Image: Unsplash
Image: Unsplash

Review: ‘Hour of the Star’ by Clarice Lispector

Born in the Ukraine in the 1920s, Clarice Lispector was a Brazilian novelist and short story writer. Despite being her last novel, Hour of the Star was the first I read, and I was surprised and captivated by its strange, haunting and thought-provoking style.

Translated from the Portuguese original, this short novel encompasses the essence of the postmodern genre and should be a staple read on any world literature syllabus.

The novel follows Macabéa, a young impoverished girl facing a difficult life in the slums of Rio de Janeiro. She is conceived as a non-entity living on the cusp of existence and her stupidity prevents her from being aware of the sadness the world dictates she should feel for her poverty-stricken life, her failure in relationships and her non-existent self-esteem. She is the ultimate victim of life, bordering the distinction between simply existing by ‘inhaling and exhaling’ and really living. But it is for this reason that for me she quickly became one of literature’s most loveable anti-heroines.

Perhaps most striking about this book, other than its unique protagonist, is its intriguing metafictional structure. Her previous novels The Passion of GH and Breath of Life were a stream of consciousness style, but Hour of the Star was less so. It is a multi-faceted narrative which not only concerns itself with the life of the protagonist, but also the life of her creator, her god, her author. An engaging puppet-puppeteer dynamic ensues as Rodrigo S.M. orchestrates Macabéa’s fate whilst musing on his own, making the novel a philosophical contemplation on the writing process itself.

Lispector is particularly successful at satirising the generally detached nature of male-female relationships in the modern technological age

The narrator’s monopoly over Macabéa’s fate also brings gender politics, a central concern of the novel, to the forefront. Lispector is particularly successful at satirising both the patriarchal structures at work within the increasingly consumerist society of 20th century Brazil and the generally detached nature of male-female relationships in the modern technological age.

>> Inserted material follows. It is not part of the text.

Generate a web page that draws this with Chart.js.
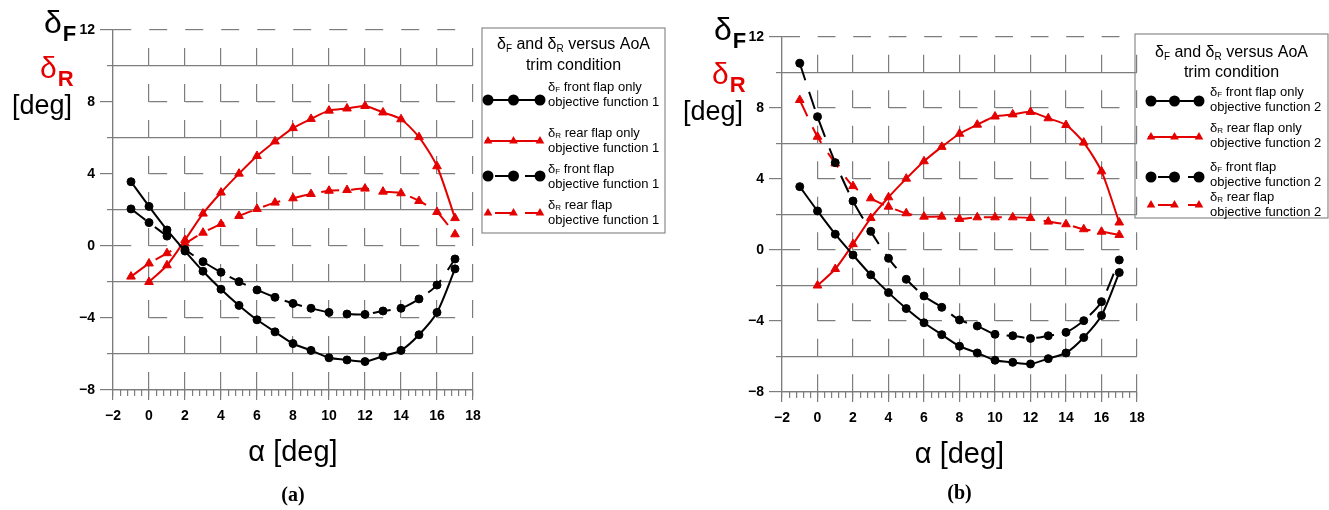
<!DOCTYPE html>
<html>
<head>
<meta charset="utf-8">
<script src="https://cdn.jsdelivr.net/npm/chart.js@4.4.1/dist/chart.umd.min.js"></script>
<style>
  html, body { margin: 0; padding: 0; background: #fff; }
  #wrap { position: relative; width: 1329px; height: 510px; overflow: hidden; }
  .panel { position: absolute; top: 0; }
</style>
</head>
<body>
<div id="wrap">
  <canvas id="chartA" class="panel" style="left:0" width="670" height="510"></canvas>
  <canvas id="chartB" class="panel" style="left:670px" width="659" height="510"></canvas>
</div>
<script>
// angle of attack [deg]
const alpha = [-1, 0, 1, 2, 3, 4, 5, 6, 7, 8, 9, 10, 11, 12, 13, 14, 15, 16, 17];

// single-flap trim (same in both panels)
const frontOnly = [3.57, 2.2, 0.89, -0.28, -1.4, -2.4, -3.3, -4.1, -4.77, -5.42, -5.8, -6.21, -6.33, -6.42, -6.12, -5.8, -4.93, -3.69, -1.27];
const rearOnly  = [null, -2.0, -1.07, 0.33, 1.8, 2.97, 4.02, 5.0, 5.81, 6.55, 7.06, 7.52, 7.64, 7.78, 7.42, 7.04, 6.05, 4.43, 1.55];

// both flaps, objective function 1
const frontObj1 = [2.06, 1.3, 0.55, -0.2, -0.87, -1.46, -1.98, -2.44, -2.85, -3.19, -3.46, -3.69, -3.78, -3.8, -3.61, -3.46, -2.94, -2.17, -0.72];
const rearObj1  = [-1.7, -0.97, -0.4, 0.15, 0.74, 1.22, 1.67, 2.06, 2.41, 2.65, 2.89, 3.07, 3.11, 3.19, 3.02, 2.93, 2.5, 1.89, 0.65];

// both flaps, objective function 2
const frontObj2 = [10.52, 7.51, 4.92, 2.76, 1.05, -0.47, -1.65, -2.59, -3.23, -3.94, -4.28, -4.75, -4.83, -4.98, -4.83, -4.64, -3.98, -2.91, -0.56];
const rearObj2  = [8.45, 6.38, 4.88, 3.6, 2.91, 2.44, 2.07, 1.88, 1.88, 1.75, 1.84, 1.84, 1.84, 1.8, 1.6, 1.45, 1.17, 1.03, 0.85];

const xTicks = [-2, 0, 2, 4, 6, 8, 10, 12, 14, 16, 18];
const xMinor = Array.from({ length: 51 }, (_, i) => -2 + i * 0.4);
const yTicks = [-8, -4, 0, 4, 8, 12];
const ySolid = [-6, -2, 2, 6, 10];

const RED = '#e50000';
const GRID = '#7d7d7d';
const SANS = '"Liberation Sans", Arial, sans-serif';
const SERIF = '"Liberation Serif", "Times New Roman", serif';

const fmt = v => (v < 0 ? '\u2212' + Math.abs(v) : String(v));
const unitX = chart => (chart.chartArea.right - chart.chartArea.left) / 20;
const unitY = chart => (chart.chartArea.bottom - chart.chartArea.top) / 20;

// dashed horizontal rows; the 4/8/-4 rows start at alpha = 0
function hDash(c) {
  if (!c.tick) return [];
  const v = c.tick.value, u = unitX(c.chart);
  if (v === -8) return [];
  if (v === 12 || v === 0) return [u, u];
  const d = [0, 2 * u];
  for (let k = 0; k < 9; k++) d.push(u, u);
  return d;
}
function vDash(c) {
  if (!c.tick || c.tick.value === -2) return [];
  const u = unitY(c.chart);
  return [u, u];
}

function series(ys) {
  return alpha.map((a, i) => ({ x: a, y: ys[i] })).filter(p => p.y !== null);
}

function line(label, ys, color, dashed, style) {
  return {
    label,
    data: series(ys),
    borderColor: color,
    backgroundColor: color,
    borderWidth: 2,
    borderDash: dashed ? [18, 12] : [],
    pointStyle: style,
    pointRadius: style === 'triangle' ? 5 : 4,
    pointBorderWidth: 1,
    pointBackgroundColor: color,
    pointBorderColor: color,
    tension: 0.25
  };
}

function scales(yW, xH) {
  const tickFont = { family: SANS, size: 14, weight: 'bold' };
  return {
    x: {
      type: 'linear', position: 'bottom', min: -2, max: 18, weight: 1,
      afterBuildTicks: s => { s.ticks = xTicks.map(v => ({ value: v })); },
      afterFit: s => { s.height = xH; },
      grid: { color: GRID, lineWidth: 1.2, tickLength: 10 },
      border: { color: GRID, width: 1.2, dash: vDash, dashOffset: c => unitY(c.chart) },
      ticks: { font: tickFont, color: '#000', padding: 8, maxRotation: 0, callback: fmt }
    },
    xm: {
      type: 'linear', position: 'bottom', min: -2, max: 18, weight: 0,
      afterBuildTicks: s => { s.ticks = xMinor.map(v => ({ value: v })); },
      afterFit: s => { s.height = 0; },
      grid: { color: GRID, lineWidth: 1.2, tickLength: 6, drawOnChartArea: false },
      border: { display: false },
      ticks: { display: false }
    },
    y: {
      type: 'linear', position: 'left', min: -8, max: 12, weight: 1,
      afterBuildTicks: s => { s.ticks = yTicks.map(v => ({ value: v })); },
      afterFit: s => { s.width = yW; },
      grid: { color: GRID, lineWidth: 1.2, tickLength: 13 },
      border: { color: GRID, width: 1.2, dash: hDash },
      ticks: { font: tickFont, color: '#000', padding: 5, callback: fmt }
    },
    ys: {
      type: 'linear', position: 'left', min: -8, max: 12, weight: 0,
      afterBuildTicks: s => { s.ticks = ySolid.map(v => ({ value: v })); },
      afterFit: s => { s.width = 0; },
      grid: { color: GRID, lineWidth: 1.2, tickLength: 6 },
      border: { display: false },
      ticks: { display: false }
    }
  };
}

// text made of pieces: [text, size, bold, dy]
function rich(ctx, parts, x, y, align) {
  let w = 0;
  parts.forEach(p => {
    ctx.font = (p[2] ? 'bold ' : '') + p[1] + 'px ' + SANS;
    p.w = ctx.measureText(p[0]).width;
    w += p.w;
  });
  let cx = align === 'center' ? x - w / 2 : x;
  ctx.textAlign = 'left';
  parts.forEach(p => {
    ctx.font = (p[2] ? 'bold ' : '') + p[1] + 'px ' + SANS;
    ctx.fillText(p[0], cx, y + (p[3] || 0));
    cx += p.w;
  });
}

function marker(ctx, style, x, y, r, color) {
  ctx.fillStyle = color;
  ctx.beginPath();
  if (style === 'triangle') {
    let a = 0;
    ctx.moveTo(x + Math.sin(a) * r, y - Math.cos(a) * r);
    a += 2 * Math.PI / 3;
    ctx.lineTo(x + Math.sin(a) * r, y - Math.cos(a) * r);
    a += 2 * Math.PI / 3;
    ctx.lineTo(x + Math.sin(a) * r, y - Math.cos(a) * r);
    ctx.closePath();
  } else {
    ctx.arc(x, y, r, 0, Math.PI * 2);
  }
  ctx.fill();
}

function drawLegend(chart, L) {
  const ctx = chart.ctx;
  ctx.strokeStyle = '#8a8a8a';
  ctx.lineWidth = 1.2;
  ctx.setLineDash([]);
  ctx.strokeRect(L.box[0], L.box[1], L.box[2] - L.box[0], L.box[3] - L.box[1]);

  ctx.fillStyle = '#000';
  ctx.textBaseline = 'middle';
  const mid = (L.box[0] + L.box[2]) / 2;
  rich(ctx, [['\u03b4', 16], ['F', 10, false, 4], [' and \u03b4', 16], ['R', 10, false, 4], [' versus AoA', 16]], mid, L.title[0], 'center');
  rich(ctx, [['trim condition', 16]], mid, L.title[1], 'center');

  chart.data.datasets.forEach((ds, i) => {
    const y = L.rows[i];
    ctx.save();
    ctx.strokeStyle = ds.borderColor;
    ctx.lineWidth = 2;
    ctx.setLineDash(ds.borderDash);
    ctx.lineDashOffset = 20;
    ctx.beginPath();
    ctx.moveTo(L.sx[0], y);
    ctx.lineTo(L.sx[1], y);
    ctx.stroke();
    ctx.restore();
    const r = ds.pointStyle === 'triangle' ? 5 : 5.5;
    [L.sx[0] + 3, (L.sx[0] + L.sx[1]) / 2, L.sx[1] - 2].forEach(px => marker(ctx, ds.pointStyle, px, y, r, ds.borderColor));

    const [head, tail] = ds.label.split('\n');
    ctx.fillStyle = '#000';
    rich(ctx, [['\u03b4', 13], [head[1], 8, false, 3], [head.slice(2), 13]], L.tx, L.t1[i], 'left');
    rich(ctx, [[tail, 13]], L.tx, L.t2[i], 'left');
  });
}

function deltaLabel(ctx, letter, color, p) {
  ctx.fillStyle = color;
  ctx.textAlign = 'left';
  ctx.textBaseline = 'alphabetic';
  ctx.font = p.size + 'px ' + SANS;
  ctx.fillText('\u03b4', p.x, p.y);
  const w = ctx.measureText('\u03b4').width;
  ctx.font = 'bold 22px ' + SANS;
  ctx.fillText(letter, p.x + w + 1, p.y + 8);
}

const decor = {
  id: 'decor',
  afterDraw(chart, args, o) {
    const ctx = chart.ctx, a = chart.chartArea, cx = (a.left + a.right) / 2;
    ctx.save();
    deltaLabel(ctx, 'F', '#000', o.dF);
    deltaLabel(ctx, 'R', RED, o.dR);
    ctx.fillStyle = '#000';
    ctx.font = '27px ' + SANS;
    ctx.fillText('[deg]', o.deg[0], o.deg[1]);

    ctx.textAlign = 'center';
    ctx.font = '29px ' + SANS;
    ctx.fillText('\u03b1 [deg]', cx, o.xTitle);
    ctx.font = 'bold 20px ' + SERIF;
    ctx.textBaseline = 'middle';
    ctx.fillText(o.tag, cx, o.tagY);

    drawLegend(chart, o.legend);
    ctx.restore();
  }
};

function makeChart(id, datasets, pad, yW, xH, deco) {
  return new Chart(document.getElementById(id), {
    type: 'line',
    data: { datasets },
    options: {
      responsive: false,
      animation: false,
      devicePixelRatio: 1,
      parsing: false,
      layout: { padding: pad },
      scales: scales(yW, xH),
      plugins: { legend: { display: false }, tooltip: { enabled: false }, decor: deco }
    },
    plugins: [decor]
  });
}

makeChart('chartA', [
  line('\u03b4F front flap only\nobjective function 1', frontOnly, '#000', false, 'circle'),
  line('\u03b4R rear flap only\nobjective function 1', rearOnly, RED, false, 'triangle'),
  line('\u03b4F front flap\nobjective function 1', frontObj1, '#000', true, 'circle'),
  line('\u03b4R rear flap\nobjective function 1', rearObj1, RED, true, 'triangle')
], { top: 30, right: 197, left: 0, bottom: 0 }, 113, 120, {
  dF: { x: 44, y: 33, size: 32 },
  dR: { x: 40, y: 78, size: 30 },
  deg: [12, 114],
  xTitle: 461,
  tag: '(a)', tagY: 496,
  legend: {
    box: [482, 28, 665, 233],
    title: [45, 66],
    sx: [485, 542], tx: 548,
    rows: [100, 141, 176, 213],
    t1: [87, 133, 169, 205],
    t2: [102, 148, 184, 220]
  }
});

makeChart('chartB', [
  line('\u03b4F front flap only\nobjective function 2', frontOnly, '#000', false, 'circle'),
  line('\u03b4R rear flap only\nobjective function 2', rearOnly, RED, false, 'triangle'),
  line('\u03b4F front flap\nobjective function 2', frontObj2, '#000', true, 'circle'),
  line('\u03b4R rear flap\nobjective function 2', rearObj2, RED, true, 'triangle')
], { top: 37, right: 192, left: 0, bottom: 0 }, 112, 118, {
  dF: { x: 44, y: 40, size: 32 },
  dR: { x: 42, y: 84, size: 30 },
  deg: [13, 120],
  xTitle: 463,
  tag: '(b)', tagY: 494,
  legend: {
    box: [465, 34, 658, 218],
    title: [53, 73],
    sx: [478, 531], tx: 540,
    rows: [101, 137, 177, 205],
    t1: [92, 128, 167, 197],
    t2: [107, 143, 182, 212]
  }
});
</script>
</body>
</html>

As well as tackling these major socio-economic concerns, Lispector effectively encourages her readers to question far more profound and universal issues like the foundations of the human condition. She asks: “Who hasn’t ever wondered: am I a monster or is this what it means to be a person?” Lispector’s final masterpiece is saturated with fascinating digressions and existential musings such as this which make the book a page-turner in every sense of the term.

It is true that some may find the language inaccessible or even pretentious. Lispector has been deemed Brazil’s equivalent to the notoriously challenging James Joyce after all, and she even recycles his famous “yes” in her opening and closing lines.

But, as an English student who is accustomed to reading endless amounts of prose, I appreciate the richness of Lispector’s language and her lively approach to storytelling. She employs weird and wonderful descriptions to define her characters, ranging from “cold coffee” to “a half-empty sack of crumbled toast” to “a thin slice of watermelon”. Her language is sharp, relentless and memorable and this novel is one of those rare books from which I could quite happily cite every page.

This book cannot be read passively and you can’t simply discover its meaning through a quick Google search

Unlike Joyce’s Ulysses, Lispector’s novel is modest in length at under 100 pages. In other words, you won’t feel like you’ve run a philosophical marathon after reading it, but it will provide you with a quiet afternoon’s worth of contemplation on anything from belief to truth, happiness and humanity.

However, this book cannot be read passively and you can’t simply discover its meaning through a quick Google search. Reading Lispector is like going on a journey of your own mind as much as hers. Be prepared for an inconsistent structure, a far from conventional narrative progression and an intentionally cruel sense of ironic humour. Not to mention the stark contrast between blatant real-life struggles like impoverishment, female exploitation and destructive consumer capitalism and the unexpected dose of magical realism that Lispector imports to the novel.

All things considered, this is not a book for the faint-hearted. But if you like postmodern fiction, the style of Joyce or the absurdity of Kafka, you certainly won’t regret spending a few hours exploring this labyrinth of a novel. It manages to be hard-hitting and satirical, but also beautifully tragic. You may even – like me – find yourself re-reading it and developing new and profound interpretations each time given its unbeatable layers of meaning.